→ **DIRECTION**:
Pictures stay out of this copy, which runs from the first line of the material through the line containing "const expNoLabel = ['经验应届毕业生', '经验1年以下'];".
__________
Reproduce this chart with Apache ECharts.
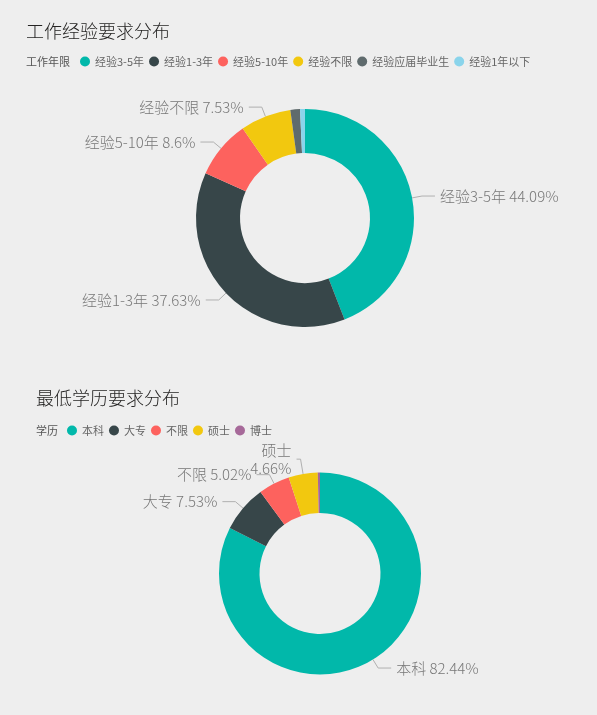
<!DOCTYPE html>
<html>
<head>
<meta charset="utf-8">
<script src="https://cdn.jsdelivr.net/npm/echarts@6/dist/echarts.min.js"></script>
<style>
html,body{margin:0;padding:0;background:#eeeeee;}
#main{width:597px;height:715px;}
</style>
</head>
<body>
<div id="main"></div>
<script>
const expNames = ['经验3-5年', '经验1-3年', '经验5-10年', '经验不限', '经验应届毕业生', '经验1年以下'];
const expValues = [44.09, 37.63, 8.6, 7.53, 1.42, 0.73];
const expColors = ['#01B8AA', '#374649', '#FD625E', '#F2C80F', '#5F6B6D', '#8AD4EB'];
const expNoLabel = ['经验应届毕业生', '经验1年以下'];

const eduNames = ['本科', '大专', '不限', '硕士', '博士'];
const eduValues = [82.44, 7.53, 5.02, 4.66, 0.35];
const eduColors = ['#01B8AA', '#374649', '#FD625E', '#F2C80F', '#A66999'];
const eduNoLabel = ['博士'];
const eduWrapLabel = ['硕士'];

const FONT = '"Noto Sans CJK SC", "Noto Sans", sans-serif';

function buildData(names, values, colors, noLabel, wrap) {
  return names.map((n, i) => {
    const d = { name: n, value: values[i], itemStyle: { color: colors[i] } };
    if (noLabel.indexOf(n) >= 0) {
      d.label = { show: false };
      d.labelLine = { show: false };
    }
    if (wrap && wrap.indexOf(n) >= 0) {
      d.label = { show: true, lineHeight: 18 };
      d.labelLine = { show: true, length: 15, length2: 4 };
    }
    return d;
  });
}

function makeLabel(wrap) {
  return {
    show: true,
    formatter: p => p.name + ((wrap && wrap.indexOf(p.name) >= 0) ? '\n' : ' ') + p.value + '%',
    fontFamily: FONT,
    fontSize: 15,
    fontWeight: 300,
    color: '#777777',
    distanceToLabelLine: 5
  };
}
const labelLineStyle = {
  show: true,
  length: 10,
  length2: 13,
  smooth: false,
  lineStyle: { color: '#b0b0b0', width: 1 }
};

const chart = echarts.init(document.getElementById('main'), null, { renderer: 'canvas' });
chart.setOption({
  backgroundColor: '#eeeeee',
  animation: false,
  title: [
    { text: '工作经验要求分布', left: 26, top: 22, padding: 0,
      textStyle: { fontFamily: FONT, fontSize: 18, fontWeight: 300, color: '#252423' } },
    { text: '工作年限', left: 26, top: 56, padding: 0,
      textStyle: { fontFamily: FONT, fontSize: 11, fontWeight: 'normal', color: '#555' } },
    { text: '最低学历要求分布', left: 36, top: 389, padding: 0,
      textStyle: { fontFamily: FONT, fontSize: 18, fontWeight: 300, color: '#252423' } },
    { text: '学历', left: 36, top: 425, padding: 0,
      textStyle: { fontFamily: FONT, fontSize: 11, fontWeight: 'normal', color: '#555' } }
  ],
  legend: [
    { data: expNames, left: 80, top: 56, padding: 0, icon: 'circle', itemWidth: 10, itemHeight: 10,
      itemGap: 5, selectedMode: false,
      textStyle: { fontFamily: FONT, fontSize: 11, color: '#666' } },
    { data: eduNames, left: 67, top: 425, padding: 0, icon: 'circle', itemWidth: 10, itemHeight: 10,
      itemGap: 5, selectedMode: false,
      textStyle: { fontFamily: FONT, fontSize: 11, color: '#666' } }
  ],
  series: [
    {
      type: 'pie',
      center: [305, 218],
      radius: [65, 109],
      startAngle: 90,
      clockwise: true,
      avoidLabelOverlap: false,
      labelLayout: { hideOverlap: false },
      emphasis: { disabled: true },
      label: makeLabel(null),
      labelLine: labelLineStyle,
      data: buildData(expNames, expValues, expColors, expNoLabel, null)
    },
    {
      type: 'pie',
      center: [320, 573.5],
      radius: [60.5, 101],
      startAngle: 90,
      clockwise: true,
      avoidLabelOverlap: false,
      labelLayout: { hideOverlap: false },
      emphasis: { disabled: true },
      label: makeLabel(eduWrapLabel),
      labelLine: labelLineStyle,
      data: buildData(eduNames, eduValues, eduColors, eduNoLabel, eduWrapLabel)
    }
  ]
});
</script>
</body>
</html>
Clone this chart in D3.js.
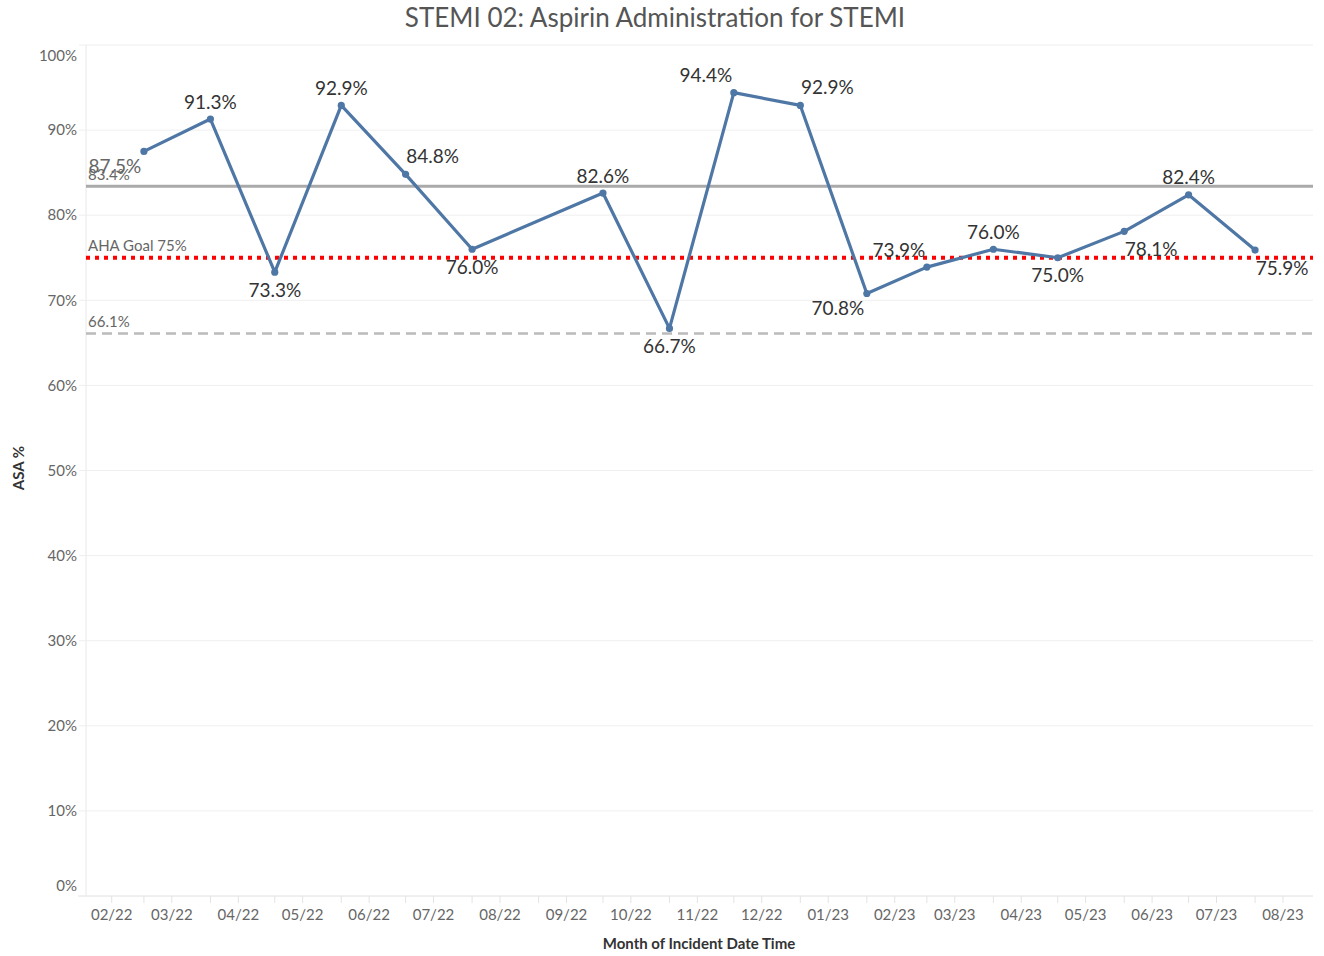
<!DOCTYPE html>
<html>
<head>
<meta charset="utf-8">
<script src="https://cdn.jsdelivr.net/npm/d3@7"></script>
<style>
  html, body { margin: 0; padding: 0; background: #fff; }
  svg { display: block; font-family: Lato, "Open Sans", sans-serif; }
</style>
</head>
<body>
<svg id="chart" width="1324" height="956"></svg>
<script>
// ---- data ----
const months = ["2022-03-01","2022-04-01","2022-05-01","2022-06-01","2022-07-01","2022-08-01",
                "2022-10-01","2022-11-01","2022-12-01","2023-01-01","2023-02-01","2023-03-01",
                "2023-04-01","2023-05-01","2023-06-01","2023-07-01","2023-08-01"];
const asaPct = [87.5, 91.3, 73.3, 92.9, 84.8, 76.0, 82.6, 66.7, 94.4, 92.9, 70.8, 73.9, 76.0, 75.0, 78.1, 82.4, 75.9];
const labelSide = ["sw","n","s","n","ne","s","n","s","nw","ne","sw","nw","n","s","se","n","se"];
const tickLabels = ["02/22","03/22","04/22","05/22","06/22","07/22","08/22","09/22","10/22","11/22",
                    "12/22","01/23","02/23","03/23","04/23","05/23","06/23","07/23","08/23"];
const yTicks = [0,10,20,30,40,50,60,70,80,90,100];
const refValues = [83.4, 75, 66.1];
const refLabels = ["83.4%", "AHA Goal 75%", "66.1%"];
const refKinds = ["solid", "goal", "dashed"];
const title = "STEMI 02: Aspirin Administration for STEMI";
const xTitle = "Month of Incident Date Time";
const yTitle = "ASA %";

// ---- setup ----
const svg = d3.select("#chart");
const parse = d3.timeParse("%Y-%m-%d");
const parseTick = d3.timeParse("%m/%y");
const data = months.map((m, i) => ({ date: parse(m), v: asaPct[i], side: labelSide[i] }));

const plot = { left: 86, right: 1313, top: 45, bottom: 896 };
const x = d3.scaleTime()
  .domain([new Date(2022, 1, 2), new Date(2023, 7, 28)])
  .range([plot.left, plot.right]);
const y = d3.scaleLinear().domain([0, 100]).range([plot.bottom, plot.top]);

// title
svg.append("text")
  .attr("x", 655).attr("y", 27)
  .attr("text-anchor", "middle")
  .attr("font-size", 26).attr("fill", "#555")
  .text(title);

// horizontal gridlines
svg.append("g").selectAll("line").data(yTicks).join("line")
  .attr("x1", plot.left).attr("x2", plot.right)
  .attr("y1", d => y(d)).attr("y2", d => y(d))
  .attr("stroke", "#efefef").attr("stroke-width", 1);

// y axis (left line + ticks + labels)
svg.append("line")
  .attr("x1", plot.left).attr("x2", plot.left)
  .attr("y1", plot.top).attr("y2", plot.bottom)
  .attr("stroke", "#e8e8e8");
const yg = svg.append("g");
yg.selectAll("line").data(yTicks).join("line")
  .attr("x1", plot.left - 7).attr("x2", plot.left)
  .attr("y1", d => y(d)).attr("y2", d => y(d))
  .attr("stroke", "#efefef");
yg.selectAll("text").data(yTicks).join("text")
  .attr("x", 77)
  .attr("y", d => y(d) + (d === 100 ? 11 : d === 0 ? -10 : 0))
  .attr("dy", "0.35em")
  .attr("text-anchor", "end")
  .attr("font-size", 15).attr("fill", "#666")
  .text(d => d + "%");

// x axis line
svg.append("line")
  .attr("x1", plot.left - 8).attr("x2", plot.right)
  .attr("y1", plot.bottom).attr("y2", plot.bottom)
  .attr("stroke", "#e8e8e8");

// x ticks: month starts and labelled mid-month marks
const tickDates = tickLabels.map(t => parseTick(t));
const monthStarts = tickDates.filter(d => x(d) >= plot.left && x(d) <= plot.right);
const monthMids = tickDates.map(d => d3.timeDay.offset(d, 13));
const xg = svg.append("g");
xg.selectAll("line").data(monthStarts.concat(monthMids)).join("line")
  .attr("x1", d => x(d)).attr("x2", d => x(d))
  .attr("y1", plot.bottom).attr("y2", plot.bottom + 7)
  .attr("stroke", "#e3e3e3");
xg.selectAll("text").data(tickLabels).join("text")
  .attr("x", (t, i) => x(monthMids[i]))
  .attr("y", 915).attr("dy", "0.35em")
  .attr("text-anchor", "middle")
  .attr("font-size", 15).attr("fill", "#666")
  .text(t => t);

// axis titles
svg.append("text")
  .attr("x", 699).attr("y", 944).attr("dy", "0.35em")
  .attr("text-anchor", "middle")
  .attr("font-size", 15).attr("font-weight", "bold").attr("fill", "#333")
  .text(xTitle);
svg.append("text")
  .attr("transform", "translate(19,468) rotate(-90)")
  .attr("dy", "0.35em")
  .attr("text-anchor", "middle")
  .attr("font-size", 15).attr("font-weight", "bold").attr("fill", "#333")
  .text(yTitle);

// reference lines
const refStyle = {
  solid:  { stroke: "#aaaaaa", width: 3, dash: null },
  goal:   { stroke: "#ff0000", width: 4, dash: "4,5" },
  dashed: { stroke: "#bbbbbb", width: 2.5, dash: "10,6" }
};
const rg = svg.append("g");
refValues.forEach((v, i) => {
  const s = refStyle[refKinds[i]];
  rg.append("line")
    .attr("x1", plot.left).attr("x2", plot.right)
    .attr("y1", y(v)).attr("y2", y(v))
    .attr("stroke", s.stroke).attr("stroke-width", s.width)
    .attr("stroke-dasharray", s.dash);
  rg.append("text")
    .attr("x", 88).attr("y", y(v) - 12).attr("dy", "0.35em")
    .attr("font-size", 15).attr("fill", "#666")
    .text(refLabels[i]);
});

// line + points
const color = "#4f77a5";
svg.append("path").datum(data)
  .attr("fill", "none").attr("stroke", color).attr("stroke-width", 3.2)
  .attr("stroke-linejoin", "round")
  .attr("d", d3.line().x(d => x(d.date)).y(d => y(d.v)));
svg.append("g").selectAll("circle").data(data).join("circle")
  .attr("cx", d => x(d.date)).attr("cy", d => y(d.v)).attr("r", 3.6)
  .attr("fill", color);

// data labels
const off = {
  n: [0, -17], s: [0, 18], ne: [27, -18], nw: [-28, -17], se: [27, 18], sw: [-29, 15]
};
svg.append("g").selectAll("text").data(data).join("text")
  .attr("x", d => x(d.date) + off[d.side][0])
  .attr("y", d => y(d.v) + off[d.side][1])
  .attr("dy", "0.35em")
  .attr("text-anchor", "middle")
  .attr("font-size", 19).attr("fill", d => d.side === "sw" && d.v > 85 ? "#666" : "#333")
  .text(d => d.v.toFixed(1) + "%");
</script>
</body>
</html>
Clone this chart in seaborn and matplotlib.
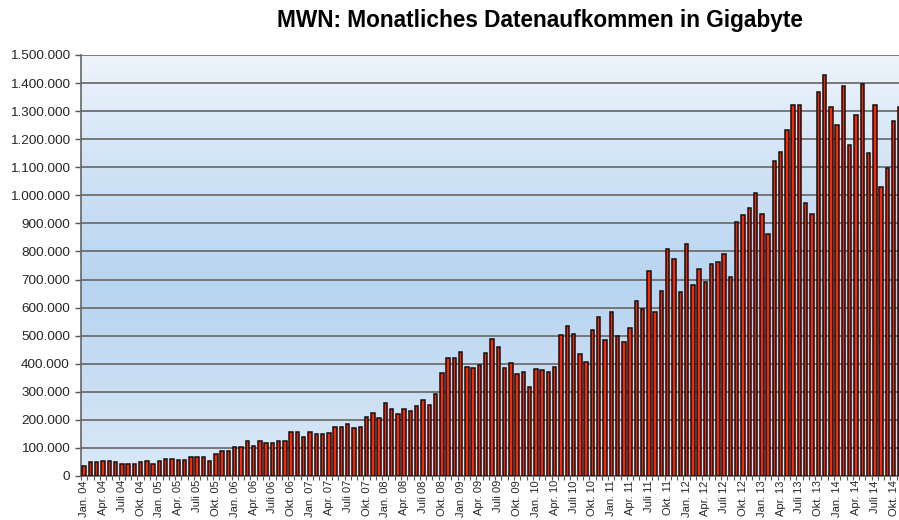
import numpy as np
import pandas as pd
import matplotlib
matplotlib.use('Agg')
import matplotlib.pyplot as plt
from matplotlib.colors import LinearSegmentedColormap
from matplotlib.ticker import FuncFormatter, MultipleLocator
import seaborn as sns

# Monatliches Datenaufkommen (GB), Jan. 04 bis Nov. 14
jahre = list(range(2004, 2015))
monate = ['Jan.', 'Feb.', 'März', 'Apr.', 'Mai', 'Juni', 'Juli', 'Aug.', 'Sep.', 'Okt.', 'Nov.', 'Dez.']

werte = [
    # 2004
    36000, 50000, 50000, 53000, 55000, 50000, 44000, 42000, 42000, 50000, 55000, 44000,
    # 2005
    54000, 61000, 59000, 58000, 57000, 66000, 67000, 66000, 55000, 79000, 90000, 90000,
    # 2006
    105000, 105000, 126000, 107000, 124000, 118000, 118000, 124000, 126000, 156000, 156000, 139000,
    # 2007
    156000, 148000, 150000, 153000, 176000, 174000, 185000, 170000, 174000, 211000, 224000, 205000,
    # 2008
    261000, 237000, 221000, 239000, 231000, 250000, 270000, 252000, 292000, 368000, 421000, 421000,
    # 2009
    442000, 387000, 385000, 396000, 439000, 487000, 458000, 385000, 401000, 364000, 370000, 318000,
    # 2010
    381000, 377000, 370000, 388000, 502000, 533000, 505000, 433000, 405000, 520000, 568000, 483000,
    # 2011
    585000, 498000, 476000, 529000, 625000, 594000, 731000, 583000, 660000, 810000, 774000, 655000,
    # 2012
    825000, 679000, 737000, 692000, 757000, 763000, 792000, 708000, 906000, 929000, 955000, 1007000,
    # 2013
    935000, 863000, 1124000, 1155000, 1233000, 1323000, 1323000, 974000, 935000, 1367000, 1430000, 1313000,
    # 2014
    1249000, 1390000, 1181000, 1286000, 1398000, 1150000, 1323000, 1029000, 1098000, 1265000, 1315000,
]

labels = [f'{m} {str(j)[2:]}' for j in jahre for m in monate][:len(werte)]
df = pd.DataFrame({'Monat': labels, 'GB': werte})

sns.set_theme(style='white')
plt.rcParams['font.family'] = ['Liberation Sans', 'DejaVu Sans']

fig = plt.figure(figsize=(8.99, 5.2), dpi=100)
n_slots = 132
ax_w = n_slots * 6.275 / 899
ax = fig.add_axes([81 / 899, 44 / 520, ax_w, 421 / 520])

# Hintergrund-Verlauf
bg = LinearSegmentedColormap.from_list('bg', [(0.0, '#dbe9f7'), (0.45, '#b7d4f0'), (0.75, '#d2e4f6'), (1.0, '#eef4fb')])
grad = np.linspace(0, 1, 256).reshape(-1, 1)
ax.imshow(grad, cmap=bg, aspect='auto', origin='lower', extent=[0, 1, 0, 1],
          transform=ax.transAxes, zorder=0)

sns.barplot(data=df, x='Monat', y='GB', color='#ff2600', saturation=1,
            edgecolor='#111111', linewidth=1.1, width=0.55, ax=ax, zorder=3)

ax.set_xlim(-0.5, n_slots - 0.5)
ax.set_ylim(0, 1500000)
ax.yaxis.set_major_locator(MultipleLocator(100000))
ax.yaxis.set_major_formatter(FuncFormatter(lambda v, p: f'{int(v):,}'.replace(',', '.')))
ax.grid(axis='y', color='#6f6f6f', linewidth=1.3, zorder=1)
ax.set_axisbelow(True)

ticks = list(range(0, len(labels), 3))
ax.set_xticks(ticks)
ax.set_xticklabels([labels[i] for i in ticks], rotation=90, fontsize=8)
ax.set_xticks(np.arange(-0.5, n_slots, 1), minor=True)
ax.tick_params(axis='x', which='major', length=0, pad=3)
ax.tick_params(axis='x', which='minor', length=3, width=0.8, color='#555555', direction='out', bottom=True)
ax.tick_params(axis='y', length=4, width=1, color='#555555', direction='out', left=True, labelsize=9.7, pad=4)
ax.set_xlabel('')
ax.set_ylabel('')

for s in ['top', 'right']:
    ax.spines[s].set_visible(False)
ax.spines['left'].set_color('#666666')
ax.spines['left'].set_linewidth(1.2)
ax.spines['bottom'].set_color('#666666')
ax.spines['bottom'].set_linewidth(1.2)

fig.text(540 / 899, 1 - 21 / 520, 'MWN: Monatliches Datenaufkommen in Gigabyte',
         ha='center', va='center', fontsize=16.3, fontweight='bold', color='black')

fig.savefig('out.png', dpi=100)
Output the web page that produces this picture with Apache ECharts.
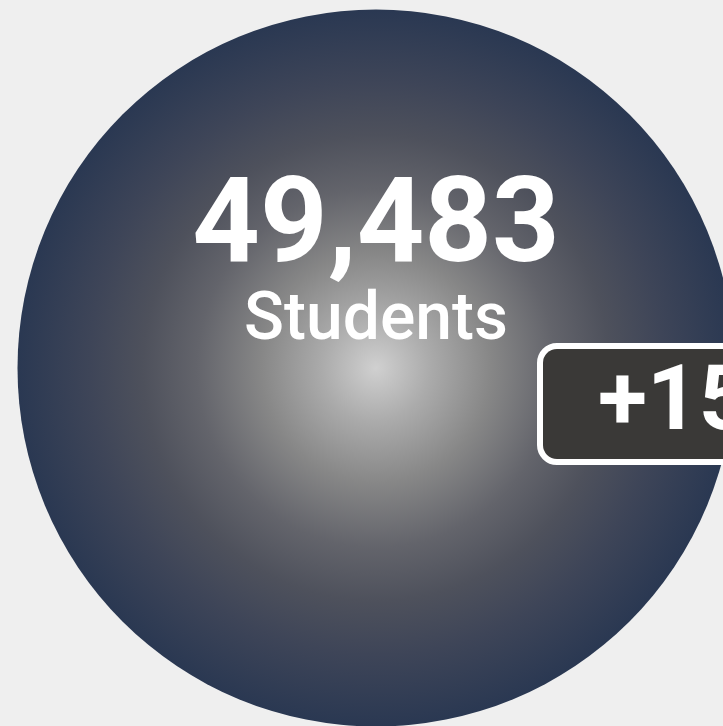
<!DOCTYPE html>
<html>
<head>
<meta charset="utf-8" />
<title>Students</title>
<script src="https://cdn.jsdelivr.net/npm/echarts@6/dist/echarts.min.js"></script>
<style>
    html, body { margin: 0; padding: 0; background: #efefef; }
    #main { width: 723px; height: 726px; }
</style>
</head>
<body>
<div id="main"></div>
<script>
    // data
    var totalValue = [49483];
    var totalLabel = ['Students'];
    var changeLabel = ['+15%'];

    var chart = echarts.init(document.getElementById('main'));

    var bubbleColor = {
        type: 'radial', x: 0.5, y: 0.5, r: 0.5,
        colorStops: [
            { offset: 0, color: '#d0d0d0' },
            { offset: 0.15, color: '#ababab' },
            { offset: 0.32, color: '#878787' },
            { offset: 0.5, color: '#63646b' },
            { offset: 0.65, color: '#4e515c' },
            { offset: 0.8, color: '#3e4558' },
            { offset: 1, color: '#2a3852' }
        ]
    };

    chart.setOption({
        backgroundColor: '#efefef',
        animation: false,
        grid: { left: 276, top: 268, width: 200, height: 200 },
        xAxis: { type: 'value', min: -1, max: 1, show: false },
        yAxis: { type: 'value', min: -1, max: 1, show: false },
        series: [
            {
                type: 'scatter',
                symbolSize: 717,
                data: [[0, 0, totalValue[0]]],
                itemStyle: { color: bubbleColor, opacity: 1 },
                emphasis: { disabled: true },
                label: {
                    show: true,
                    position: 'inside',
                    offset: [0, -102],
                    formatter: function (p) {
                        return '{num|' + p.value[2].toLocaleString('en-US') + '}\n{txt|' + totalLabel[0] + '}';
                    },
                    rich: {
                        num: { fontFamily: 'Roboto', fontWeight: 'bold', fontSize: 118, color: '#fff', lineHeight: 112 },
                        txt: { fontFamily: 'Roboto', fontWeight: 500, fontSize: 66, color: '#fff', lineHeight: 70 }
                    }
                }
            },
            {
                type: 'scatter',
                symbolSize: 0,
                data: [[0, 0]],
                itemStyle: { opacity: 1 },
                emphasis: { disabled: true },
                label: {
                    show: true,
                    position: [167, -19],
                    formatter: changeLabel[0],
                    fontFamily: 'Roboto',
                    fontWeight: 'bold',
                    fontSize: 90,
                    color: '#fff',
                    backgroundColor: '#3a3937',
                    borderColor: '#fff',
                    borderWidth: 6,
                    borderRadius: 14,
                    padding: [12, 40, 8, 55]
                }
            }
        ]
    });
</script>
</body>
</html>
__________
→ **FULL ANSWER**:
Reproduce this chart with Apache ECharts.
<!DOCTYPE html>
<html>
<head>
<meta charset="utf-8">
<script src="https://cdn.jsdelivr.net/npm/echarts@6/dist/echarts.min.js"></script>
<style>
html,body{margin:0;padding:0;background:#eeeeee;}
#main{width:597px;height:715px;}
</style>
</head>
<body>
<div id="main"></div>
<script>
const expNames = ['经验3-5年', '经验1-3年', '经验5-10年', '经验不限', '经验应届毕业生', '经验1年以下'];
const expValues = [44.09, 37.63, 8.6, 7.53, 1.42, 0.73];
const expColors = ['#01B8AA', '#374649', '#FD625E', '#F2C80F', '#5F6B6D', '#8AD4EB'];
const expNoLabel = ['经验应届毕业生', '经验1年以下'];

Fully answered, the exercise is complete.